One estimate from 2009, put White House electricity use at 15.5 kilowatt hours per square foot annually. The White House is 55,000 square feet, so it’s [sic] annual electricity use on a square-footage basis would be 852,500 kilowatt hours per year, or a little under one gigawatt hour.

National Climatic Data Center data shows that the Washington, D.C.[,] area gets about 2528 hours of sunshine per year. If the White House solar array produces 6.3 kilowatts, then it would generate 16,272 kilowatt hours of power a year — nearly 2 percent of its yearly energy needs.

Climate Change Dispatch, a website devoted to combating global-warming alarmism, pointed out that based on the fact that “one 100-watt light bulb running for 20 hours will use two kilowatt-hours of electricity,” “the White House installed enough solar panels to power twenty-two 100-watt light bulbs for 20 hours each day. And if you’ve ever been inside the White House, or seen it from a distance, you’ll notice it’s lit up like a klieg light.”
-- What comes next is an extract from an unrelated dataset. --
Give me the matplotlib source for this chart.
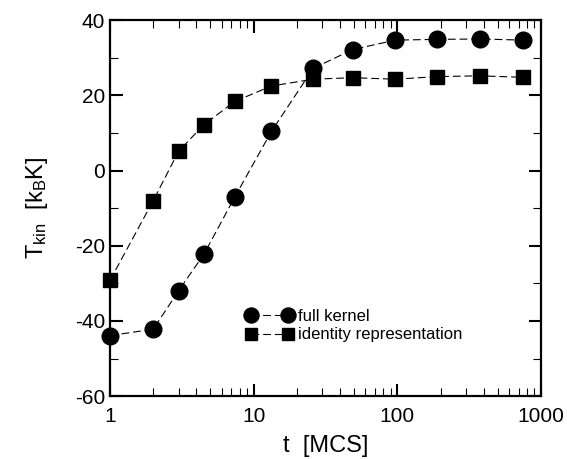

In other words, the solar panels are almost entirely for show. They’re props to demonstrate that the Obama administration is doing something to combat alleged global warming, much as the first White House solar panels were installed by the Carter administration to show its commitment to alternative energy sources. (That array was later removed by the Reagan administration during a roof renovation; the George W. Bush administration then installed some panels on a maintenance building.)

The Obama administration, therefore, is getting little but good public relations out of the solar panels. But what are taxpayers getting out of them?

White House spokesman Matt Lehrich claimed that the project, which includes other energy-efficiency upgrades, “is estimated to pay for itself in energy savings over the next eight years.” However, the administration is refusing to provide any details on the project, making it next to impossible to determine if Lehrich’s assertion is accurate.

“Citing security and other concerns, the White House won’t say how many panels now encase the top of 1600 Pennsylvania Ave. or how much they cost,” wrote the AP.

‘‘Being at the White House, we do have some security concerns,” White House usher James Doherty said in the video. “We can’t cover the entire roof with panels, though that would be good from an energy savings standpoint.”

Still, one suspects that “other concerns” outweigh security worries. As Climate Change Dispatch put it, “If the average American knew how much this cost the taxpayer, they’d realize this is not cost-effective at all. Which is specifically why the White House refuses to release the numbers.”

The administration also claims that “the solar components, converters and the labor to install the panels were all domestic,” according to the AP. But, once again, the White House “declined to name any of the companies involved in the project.”

In short, the Obama administration has carried out a project, and the people who are paying for it are expected to take it on faith that the project will (1) accomplish what the White House says it will accomplish, (2) not cost an exorbitant amount of money (always unlikely with government initiatives), and (3) return the tax dollars spent on it to Americans. This is, of course, in keeping with the administration’s standard approach — “it is the most secretive White House that I’ve ever been involved in covering,” said the recently ousted New York Times executive editor Jill Abramson — but it is an insult to the people whose hard-earned money is being frittered away on such flights of fancy.